TASK REQUIREMENTS: Images are not part of the copy; write out the rest of the data exactly as given.

DATA:
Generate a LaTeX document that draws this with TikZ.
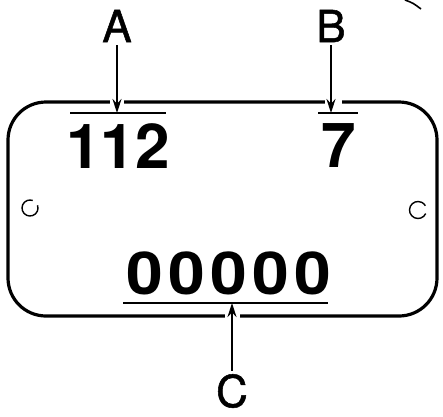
\documentclass[tikz,border=0pt]{standalone}
\usepackage{fontspec}
\setmainfont{TeX Gyre Heros}
\usetikzlibrary{arrows.meta}
\begin{document}
\begin{tikzpicture}[x=1pt,y=-1pt,
  lbl/.style={inner sep=0pt,font=\fontsize{44}{44}\selectfont\addfontfeature{FakeBold=1.2}},
  bignum/.style={inner sep=0pt,font=\fontsize{62}{62}\selectfont\bfseries},
  zeros/.style={inner sep=0pt,xscale=1.12,font=\fontsize{59}{59}\selectfont\bfseries\addfontfeature{LetterSpace=8}},
  ptr/.style={line width=1.4pt,-{Stealth[length=14pt,width=9pt]}},
  thinline/.style={line width=1.6pt},
  hole/.style={line width=1.4pt},
  plate/.style={line width=3.2pt,rounded corners=38pt}]
\useasboundingbox (0,0) rectangle (443,416);
% plate
\draw[plate] (8,102) rectangle (437,316);
% mounting holes
\draw[hole] (30,208) ++(-20:8) arc[start angle=-20,end angle=290,radius=8];
\draw[hole] (418,210) ++(25:8.5) arc[start angle=25,end angle=330,radius=8.5];
% top-right fragment
\draw[line width=1.6pt] (405,0) .. controls (413,3) .. (421,9);
% numbers
\node[bignum] (n112) at (118,146) {112};
\node[bignum] (n7) at (339,146) {7};
\node[zeros] (n0) at (229,273) {00000};
% lines under/over numbers
\draw[thinline] (70,113) -- (166,113);
\draw[thinline] (318,113) -- (358,113);
\draw[thinline] (123,303) -- (328,303);
% labels
\node[lbl] (A) at (117,26) {A};
\node[lbl] (B) at (331,26) {B};
\node[lbl] (C) at (232,391) {C};
\coordinate (ta) at (117,113);
\coordinate (tb) at (331,113);
\coordinate (tc) at (232,303);
\draw[white,line width=5pt] (110,102) -- (124,102);
\draw[white,line width=5pt] (325,102) -- (342,102);
\draw[white,line width=5pt] (225,316) -- (240,316);
\draw[ptr] (A.south) ++(0,3) -- (ta);
\draw[ptr] (B.south) ++(0,3) -- (tb);
\draw[ptr] (C.north) ++(0,-3) -- (tc);
\end{tikzpicture}
\end{document}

CORRECT RESPONSE:
Generate a LaTeX document that draws this with TikZ.
\documentclass[tikz,border=0pt]{standalone}
\usepackage{fontspec}
\setmainfont{TeX Gyre Heros}
\usetikzlibrary{arrows.meta}
\begin{document}
\begin{tikzpicture}[x=1pt,y=-1pt,
  lbl/.style={inner sep=0pt,font=\fontsize{44}{44}\selectfont\addfontfeature{FakeBold=1.2}},
  bignum/.style={inner sep=0pt,font=\fontsize{62}{62}\selectfont\bfseries},
  zeros/.style={inner sep=0pt,xscale=1.12,font=\fontsize{59}{59}\selectfont\bfseries\addfontfeature{LetterSpace=8}},
  ptr/.style={line width=1.4pt,-{Stealth[length=14pt,width=9pt]}},
  thinline/.style={line width=1.6pt},
  hole/.style={line width=1.4pt},
  plate/.style={line width=3.2pt,rounded corners=38pt}]
\useasboundingbox (0,0) rectangle (443,416);
% plate
\draw[plate] (8,102) rectangle (437,316);
% mounting holes
\draw[hole] (30,208) ++(-20:8) arc[start angle=-20,end angle=290,radius=8];
\draw[hole] (418,210) ++(25:8.5) arc[start angle=25,end angle=330,radius=8.5];
% top-right fragment
\draw[line width=1.6pt] (405,0) .. controls (413,3) .. (421,9);
% numbers
\node[bignum] (n112) at (118,146) {112};
\node[bignum] (n7) at (339,146) {7};
\node[zeros] (n0) at (229,273) {00000};
% lines under/over numbers
\draw[thinline] (70,113) -- (166,113);
\draw[thinline] (318,113) -- (358,113);
\draw[thinline] (123,303) -- (328,303);
% labels
\node[lbl] (A) at (117,26) {A};
\node[lbl] (B) at (331,26) {B};
\node[lbl] (C) at (232,391) {C};
\coordinate (ta) at (117,113);
\coordinate (tb) at (331,113);
\coordinate (tc) at (232,303);
\draw[white,line width=5pt] (110,102) -- (124,102);
\draw[white,line width=5pt] (325,102) -- (342,102);
\draw[white,line width=5pt] (225,316) -- (240,316);
\draw[ptr] (A.south) ++(0,3) -- (ta);
\draw[ptr] (B.south) ++(0,3) -- (tb);
\draw[ptr] (C.north) ++(0,-3) -- (tc);
\end{tikzpicture}
\end{document}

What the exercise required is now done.